Extreme religiosity still accounts for a proportion of those in
the
West who take a knife to their genitals, in any combination of one testicle, two testicles, or penis, or
tout ensemble
. Drunks show up at hospital from time to time having removed a testicle or even two for no better reason than it seemed like a good idea at the time, frequently involving a bet. Those who fully castrate themselves are usually mentally disturbed or desperate transsexuals convinced they’re in the wrong anatomical body.
5
,
6

The medical profession over centuries has been keen on removing a man’s testicles as prevention or cure for many conditions. Castration was a regular treatment for hernias in the Middle Ages (as was piercing the testicles of those with bubonic plague). French physicians routinely castrated patients suffering from leprosy, rheumatism or gout. Doctors have been reluctant to relinquish the idea that the testicles play a part in unrelated bodily ills and abnormalities – as latterly as the early twentieth century in America epileptics, alcoholics, the insane, homosexuals and habitual masturbators – this last had been strongly advocated in Victorian England – were castrated.

Half a century ago it was especially unfortunate to have a micropenis; the most common way of dealing with the worst cases (almost no penile shaft, the glans virtually sitting on the pubic skin) was gender reassignment: a boy’s testes and vestigial penis were taken away, an artificial vagina fashioned, and the sufferer was told he was now a girl and prescribed female hormones for the rest of ‘her’ life. Today, advanced surgery can increase the abnormally small organ to something like normal dimensions, using muscles from the forearm, without loss of erogenous sensation. Men thus transformed, as the
New Scientist
reported in 2004, are now able ‘to enjoy a full sex life and urinate standing, some for the first time’.

THE NEUROTIC PENIS

All in the mind

CAN A MAN’S
penis be stolen from him by sorcery? Once, such a fear seems to have been universal. It looms large in the folktales of preliterate societies. It appears in ancient Chinese medical texts. It was part of the European medieval mindscape, resulting in hundreds of witches being burnt at the stake for penis theft. In the
Malleus Maleficarum
, the fifteenth-century guidebook on witches and their ways, the German Dominican monk and witchfinder Jacob Sprenger asserted that witches

collect male organs in great numbers, as many as 20 or 30 members together, and put them in a bird’s nest, or shut them up in a box, where they move themselves like living members and eat corn and oats, as has been seen by many and is a matter of common report . . . a certain man tells that, when he had lost his member, he approached a known witch to ask her to restore it to him. She told the afflicted man to climb a certain tree, and that he might take which
he
liked out of a nest in which there were several members. And when he tried to take a big one, the witch said ‘You must not take that one, it belongs to a parish priest.’

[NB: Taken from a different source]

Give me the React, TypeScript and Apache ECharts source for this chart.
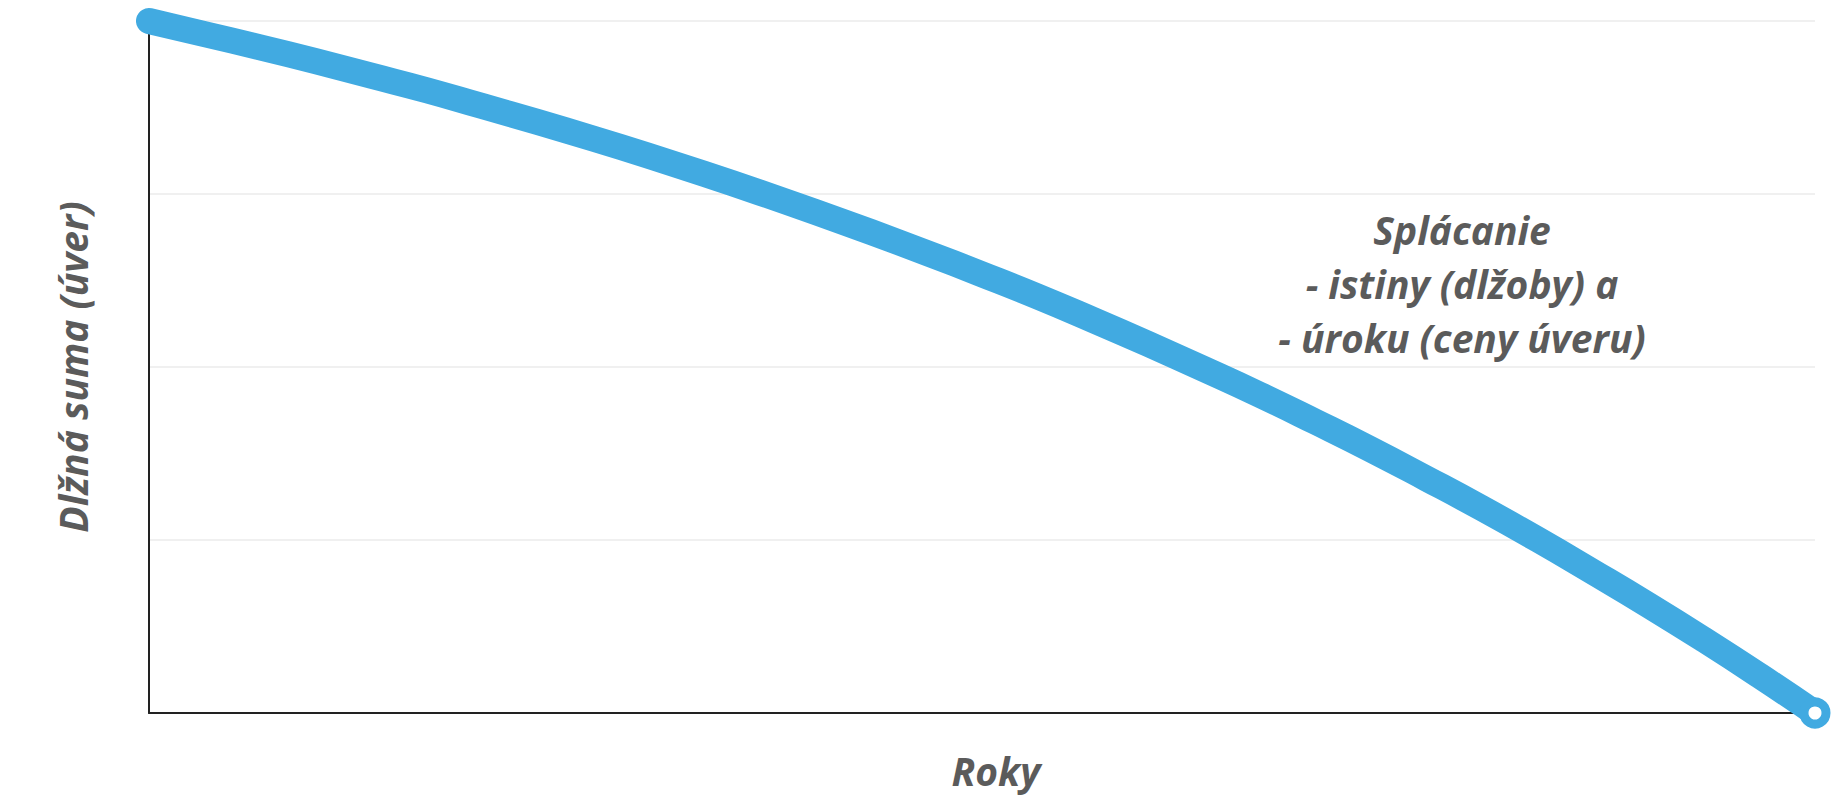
import React, { useEffect, useRef } from "react";
import * as echarts from "echarts";

const years: number[] = [
  0, 1, 2, 3, 4, 5, 6, 7, 8, 9, 10, 11, 12, 13, 14, 15, 16, 17, 18, 19, 20,
  21, 22, 23, 24, 25, 26, 27, 28, 29, 30,
];
const balance: number[] = [
  100, 98.1, 96.2, 94.2, 92.1, 90.0, 87.7, 85.4, 83.0, 80.5, 77.9, 75.2, 72.4,
  69.5, 66.5, 63.4, 60.2, 56.8, 53.3, 49.7, 46.0, 42.1, 38.1, 33.9, 29.6, 25.1,
  20.4, 15.6, 10.6, 5.4, 0,
];
const yAxisTitle = "Dlžná suma (úver)";
const xAxisTitle = "Roky";
const noteLines: string[] = [
  "Splácanie",
  "- istiny (dlžoby) a",
  "- úroku (ceny úveru)",
];

const LINE_COLOR = "#41aae1";
const TEXT_COLOR = "#5b5b5b";
const FONT = "'Open Sans', 'Noto Sans', sans-serif";

export default function App() {
  const ref = useRef<HTMLDivElement>(null);
  useEffect(() => {
    document.body.style.margin = "0";
    if (!ref.current) return;
    const chart = echarts.init(ref.current, undefined, { renderer: "svg" });
    const lastIdx = balance.length - 1;
    const seriesData = years.map((y, i) => {
      if (i === lastIdx) {
        return {
          value: [y, balance[i]],
          symbol: "circle",
          symbolSize: 22,
          itemStyle: { color: "#ffffff", borderColor: LINE_COLOR, borderWidth: 9 },
        };
      }
      return { value: [y, balance[i]], symbol: "none" };
    });
    chart.setOption({
      animation: false,
      grid: { left: 149, right: 20, top: 21, bottom: 93, containLabel: false },
      xAxis: {
        type: "value",
        min: 0,
        max: 30,
        axisLine: { show: true, onZero: false, lineStyle: { color: "#222", width: 2 } },
        axisTick: { show: false },
        axisLabel: { show: false },
        splitLine: { show: false },
      },
      yAxis: {
        type: "value",
        min: 0,
        max: 100,
        interval: 25,
        axisLine: { show: true, lineStyle: { color: "#222", width: 2 } },
        axisTick: { show: false },
        axisLabel: { show: false },
        splitLine: { show: true, lineStyle: { color: "#ebebeb", width: 1.5 } },
      },
      series: [
        {
          type: "line",
          data: seriesData,
          clip: false,
          smooth: 0.5,
          showSymbol: true,
          lineStyle: { color: LINE_COLOR, width: 26, cap: "round", join: "round" },
          itemStyle: { color: LINE_COLOR },
          z: 5,
        },
      ],
      graphic: [
        {
          type: "text",
          x: 72,
          y: 367,
          rotation: Math.PI / 2,
          style: {
            text: yAxisTitle,
            font: `italic bold 39px ${FONT}`,
            fill: TEXT_COLOR,
            textAlign: "center",
            textVerticalAlign: "middle",
          },
        },
        {
          type: "text",
          x: 996,
          y: 770,
          style: {
            text: xAxisTitle,
            font: `italic bold 39px ${FONT}`,
            fill: TEXT_COLOR,
            textAlign: "center",
            textVerticalAlign: "middle",
          },
        },
        {
          type: "text",
          x: 1462,
          y: 283,
          style: {
            text: noteLines.join("\n"),
            font: `italic bold 39px ${FONT}`,
            lineHeight: 54,
            fill: TEXT_COLOR,
            textAlign: "center",
            textVerticalAlign: "middle",
          },
        },
      ],
    });
    return () => chart.dispose();
  }, []);
  return (
    <div
      ref={ref}
      style={{ position: "absolute", left: 0, top: 0, width: 1835, height: 806 }}
    />
  );
}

Such was the pathological state of medieval thinking that witches were believed to have intercourse with the devil, whose penis was said by some to be at the rear and covered in scales, while others declared that it was forked or, indeed, that he had two, in either case for the purpose of simultaneous front and rear penetration. The devil’s ejaculate was reputed as cold as ice and exceeded that of a thousand men. Freud believed that the witch’s broomstick was really a metaphor for ‘the great Lord Penis’.

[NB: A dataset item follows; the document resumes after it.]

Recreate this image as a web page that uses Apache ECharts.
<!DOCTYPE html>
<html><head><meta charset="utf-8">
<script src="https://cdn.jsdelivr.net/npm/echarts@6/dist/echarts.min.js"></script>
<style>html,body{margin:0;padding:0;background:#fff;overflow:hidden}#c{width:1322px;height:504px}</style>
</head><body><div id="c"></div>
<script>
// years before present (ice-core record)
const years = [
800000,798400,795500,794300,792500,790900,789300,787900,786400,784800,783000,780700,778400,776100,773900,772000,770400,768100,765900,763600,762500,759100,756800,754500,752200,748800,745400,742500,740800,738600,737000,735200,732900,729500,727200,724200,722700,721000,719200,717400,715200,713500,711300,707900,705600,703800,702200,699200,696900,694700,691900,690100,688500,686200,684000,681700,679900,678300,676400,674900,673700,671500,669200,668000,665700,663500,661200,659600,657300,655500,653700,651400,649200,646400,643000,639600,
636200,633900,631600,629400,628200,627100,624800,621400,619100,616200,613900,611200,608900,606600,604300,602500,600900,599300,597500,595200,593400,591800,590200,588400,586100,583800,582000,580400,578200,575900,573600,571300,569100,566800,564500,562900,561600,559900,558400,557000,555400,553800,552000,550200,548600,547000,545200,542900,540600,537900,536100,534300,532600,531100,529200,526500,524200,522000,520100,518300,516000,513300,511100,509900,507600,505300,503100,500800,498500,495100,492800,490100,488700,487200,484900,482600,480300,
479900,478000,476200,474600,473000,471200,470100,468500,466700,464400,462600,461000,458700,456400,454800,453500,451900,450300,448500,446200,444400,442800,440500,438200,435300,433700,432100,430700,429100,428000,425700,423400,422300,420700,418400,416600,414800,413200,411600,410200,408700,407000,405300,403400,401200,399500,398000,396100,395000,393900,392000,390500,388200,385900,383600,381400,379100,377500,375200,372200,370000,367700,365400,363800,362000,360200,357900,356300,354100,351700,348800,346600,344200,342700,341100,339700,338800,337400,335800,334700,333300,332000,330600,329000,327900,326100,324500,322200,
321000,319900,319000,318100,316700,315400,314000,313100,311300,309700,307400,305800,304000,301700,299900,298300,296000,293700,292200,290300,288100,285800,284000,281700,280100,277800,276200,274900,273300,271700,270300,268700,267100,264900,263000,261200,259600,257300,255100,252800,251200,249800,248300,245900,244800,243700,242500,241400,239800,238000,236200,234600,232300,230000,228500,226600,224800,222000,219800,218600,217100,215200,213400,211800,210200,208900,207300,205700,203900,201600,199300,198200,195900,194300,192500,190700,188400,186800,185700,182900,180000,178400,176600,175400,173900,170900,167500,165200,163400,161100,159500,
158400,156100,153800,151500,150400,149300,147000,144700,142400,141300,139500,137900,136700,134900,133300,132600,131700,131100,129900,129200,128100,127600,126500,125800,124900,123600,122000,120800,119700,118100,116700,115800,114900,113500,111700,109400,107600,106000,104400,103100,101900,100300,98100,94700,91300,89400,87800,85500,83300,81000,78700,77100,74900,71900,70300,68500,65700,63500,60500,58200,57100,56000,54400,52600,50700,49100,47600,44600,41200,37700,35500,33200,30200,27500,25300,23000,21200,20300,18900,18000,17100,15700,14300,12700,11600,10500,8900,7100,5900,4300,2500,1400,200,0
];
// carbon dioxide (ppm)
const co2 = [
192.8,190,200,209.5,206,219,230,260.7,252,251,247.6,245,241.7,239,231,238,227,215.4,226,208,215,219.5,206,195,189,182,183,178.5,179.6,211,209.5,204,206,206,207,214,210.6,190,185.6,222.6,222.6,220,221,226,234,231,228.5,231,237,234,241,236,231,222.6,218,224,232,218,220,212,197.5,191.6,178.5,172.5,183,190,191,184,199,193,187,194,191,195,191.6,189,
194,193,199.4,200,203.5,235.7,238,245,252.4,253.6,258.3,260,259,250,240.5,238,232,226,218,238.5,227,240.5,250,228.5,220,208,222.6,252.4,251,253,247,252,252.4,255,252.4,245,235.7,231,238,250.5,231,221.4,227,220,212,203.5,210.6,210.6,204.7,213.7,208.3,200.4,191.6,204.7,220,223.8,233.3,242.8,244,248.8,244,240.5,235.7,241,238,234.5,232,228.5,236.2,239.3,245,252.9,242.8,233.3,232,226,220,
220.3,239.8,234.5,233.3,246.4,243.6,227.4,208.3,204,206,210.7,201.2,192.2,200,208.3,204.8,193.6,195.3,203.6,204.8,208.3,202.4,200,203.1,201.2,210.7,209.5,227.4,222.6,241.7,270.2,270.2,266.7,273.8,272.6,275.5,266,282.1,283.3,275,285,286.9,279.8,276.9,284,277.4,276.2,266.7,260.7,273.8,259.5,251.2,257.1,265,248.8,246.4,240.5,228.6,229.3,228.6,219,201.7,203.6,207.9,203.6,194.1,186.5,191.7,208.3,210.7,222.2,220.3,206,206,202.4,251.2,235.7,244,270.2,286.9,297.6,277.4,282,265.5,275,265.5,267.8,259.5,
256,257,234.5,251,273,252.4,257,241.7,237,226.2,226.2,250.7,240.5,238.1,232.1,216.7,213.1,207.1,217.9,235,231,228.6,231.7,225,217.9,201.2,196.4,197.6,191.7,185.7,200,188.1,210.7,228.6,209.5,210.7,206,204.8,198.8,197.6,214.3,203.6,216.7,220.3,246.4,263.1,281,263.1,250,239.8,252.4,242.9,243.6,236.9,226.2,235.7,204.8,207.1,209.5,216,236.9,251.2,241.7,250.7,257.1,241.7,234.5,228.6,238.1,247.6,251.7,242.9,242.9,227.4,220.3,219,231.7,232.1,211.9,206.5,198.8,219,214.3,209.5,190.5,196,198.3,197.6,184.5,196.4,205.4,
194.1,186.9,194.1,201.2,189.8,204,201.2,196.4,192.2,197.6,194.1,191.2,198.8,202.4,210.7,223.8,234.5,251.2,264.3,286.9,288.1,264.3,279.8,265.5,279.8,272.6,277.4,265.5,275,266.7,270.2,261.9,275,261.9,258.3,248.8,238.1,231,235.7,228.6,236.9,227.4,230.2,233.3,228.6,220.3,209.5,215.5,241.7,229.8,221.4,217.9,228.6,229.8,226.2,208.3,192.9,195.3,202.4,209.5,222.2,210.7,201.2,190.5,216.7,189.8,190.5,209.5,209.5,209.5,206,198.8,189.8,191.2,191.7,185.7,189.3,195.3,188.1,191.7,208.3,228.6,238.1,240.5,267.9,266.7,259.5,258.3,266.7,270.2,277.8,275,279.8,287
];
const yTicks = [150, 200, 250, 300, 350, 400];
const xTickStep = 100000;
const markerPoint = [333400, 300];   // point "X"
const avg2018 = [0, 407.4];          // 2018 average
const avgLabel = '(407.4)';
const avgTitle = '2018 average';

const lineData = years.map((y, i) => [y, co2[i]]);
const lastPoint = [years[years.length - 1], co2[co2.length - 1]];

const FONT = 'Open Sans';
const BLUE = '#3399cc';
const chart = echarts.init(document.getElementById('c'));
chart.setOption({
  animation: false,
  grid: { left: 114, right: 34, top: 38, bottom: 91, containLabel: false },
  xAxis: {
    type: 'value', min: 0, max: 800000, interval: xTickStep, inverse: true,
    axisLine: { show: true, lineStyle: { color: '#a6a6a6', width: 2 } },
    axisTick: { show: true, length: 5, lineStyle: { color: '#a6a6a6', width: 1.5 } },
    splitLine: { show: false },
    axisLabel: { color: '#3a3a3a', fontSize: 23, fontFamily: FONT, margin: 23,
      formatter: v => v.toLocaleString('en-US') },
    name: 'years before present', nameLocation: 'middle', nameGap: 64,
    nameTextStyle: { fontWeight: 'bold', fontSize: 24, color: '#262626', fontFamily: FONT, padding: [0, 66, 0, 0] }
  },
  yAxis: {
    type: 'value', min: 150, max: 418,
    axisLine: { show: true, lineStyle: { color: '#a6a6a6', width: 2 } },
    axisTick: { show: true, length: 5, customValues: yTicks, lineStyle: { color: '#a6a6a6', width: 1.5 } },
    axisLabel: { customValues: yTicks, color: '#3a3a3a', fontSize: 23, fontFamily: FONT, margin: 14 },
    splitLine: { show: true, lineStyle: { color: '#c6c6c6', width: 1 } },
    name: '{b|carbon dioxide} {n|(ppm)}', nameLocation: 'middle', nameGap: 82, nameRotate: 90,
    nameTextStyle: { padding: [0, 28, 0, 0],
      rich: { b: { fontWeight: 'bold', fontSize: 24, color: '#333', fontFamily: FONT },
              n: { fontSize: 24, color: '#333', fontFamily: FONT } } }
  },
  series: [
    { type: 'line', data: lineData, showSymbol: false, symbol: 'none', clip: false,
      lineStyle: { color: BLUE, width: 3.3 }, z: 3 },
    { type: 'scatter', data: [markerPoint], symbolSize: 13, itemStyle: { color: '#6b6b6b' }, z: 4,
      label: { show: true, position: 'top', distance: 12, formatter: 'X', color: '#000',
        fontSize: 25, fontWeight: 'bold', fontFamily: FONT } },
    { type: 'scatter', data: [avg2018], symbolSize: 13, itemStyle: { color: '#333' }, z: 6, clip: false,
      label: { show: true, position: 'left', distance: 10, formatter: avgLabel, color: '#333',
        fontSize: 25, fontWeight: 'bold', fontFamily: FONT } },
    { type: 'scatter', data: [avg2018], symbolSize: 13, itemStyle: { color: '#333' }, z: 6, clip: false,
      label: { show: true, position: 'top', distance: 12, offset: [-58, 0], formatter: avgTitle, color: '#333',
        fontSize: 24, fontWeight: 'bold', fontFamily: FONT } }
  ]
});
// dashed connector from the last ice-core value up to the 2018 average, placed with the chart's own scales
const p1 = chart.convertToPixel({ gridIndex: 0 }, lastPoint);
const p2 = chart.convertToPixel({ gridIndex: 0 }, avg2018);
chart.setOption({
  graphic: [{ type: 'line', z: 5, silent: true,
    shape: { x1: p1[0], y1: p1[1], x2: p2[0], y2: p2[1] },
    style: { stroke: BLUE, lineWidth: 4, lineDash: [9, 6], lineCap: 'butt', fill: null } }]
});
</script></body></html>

In the modern world, the delusional disorder of penis theft is largely confined to the countries of West and Central Africa. Those from Malaysia, Borneo and southern India and China have a related but different anxiety – the belief that it’s possible for their penis to shrink into their abdomen, which will cause them to die and become ghosts. Periodic epidemics of hysteria occur, sweeping through towns or cities or even entire countries. In a recent isolated instance in the Sudanese capital Khartoum, a rumour warned men not to shake hands with a ‘mysterious West African’, whose handshake melted genitals. Scores who thought themselves afflicted sought medical treatment. Alleged penis thieves in Africa are routinely hanged or set alight with petrol by angry mobs. But the mysterious West African was never found, which isn’t surprising: the rumour was a hoax – spread by text-messaging.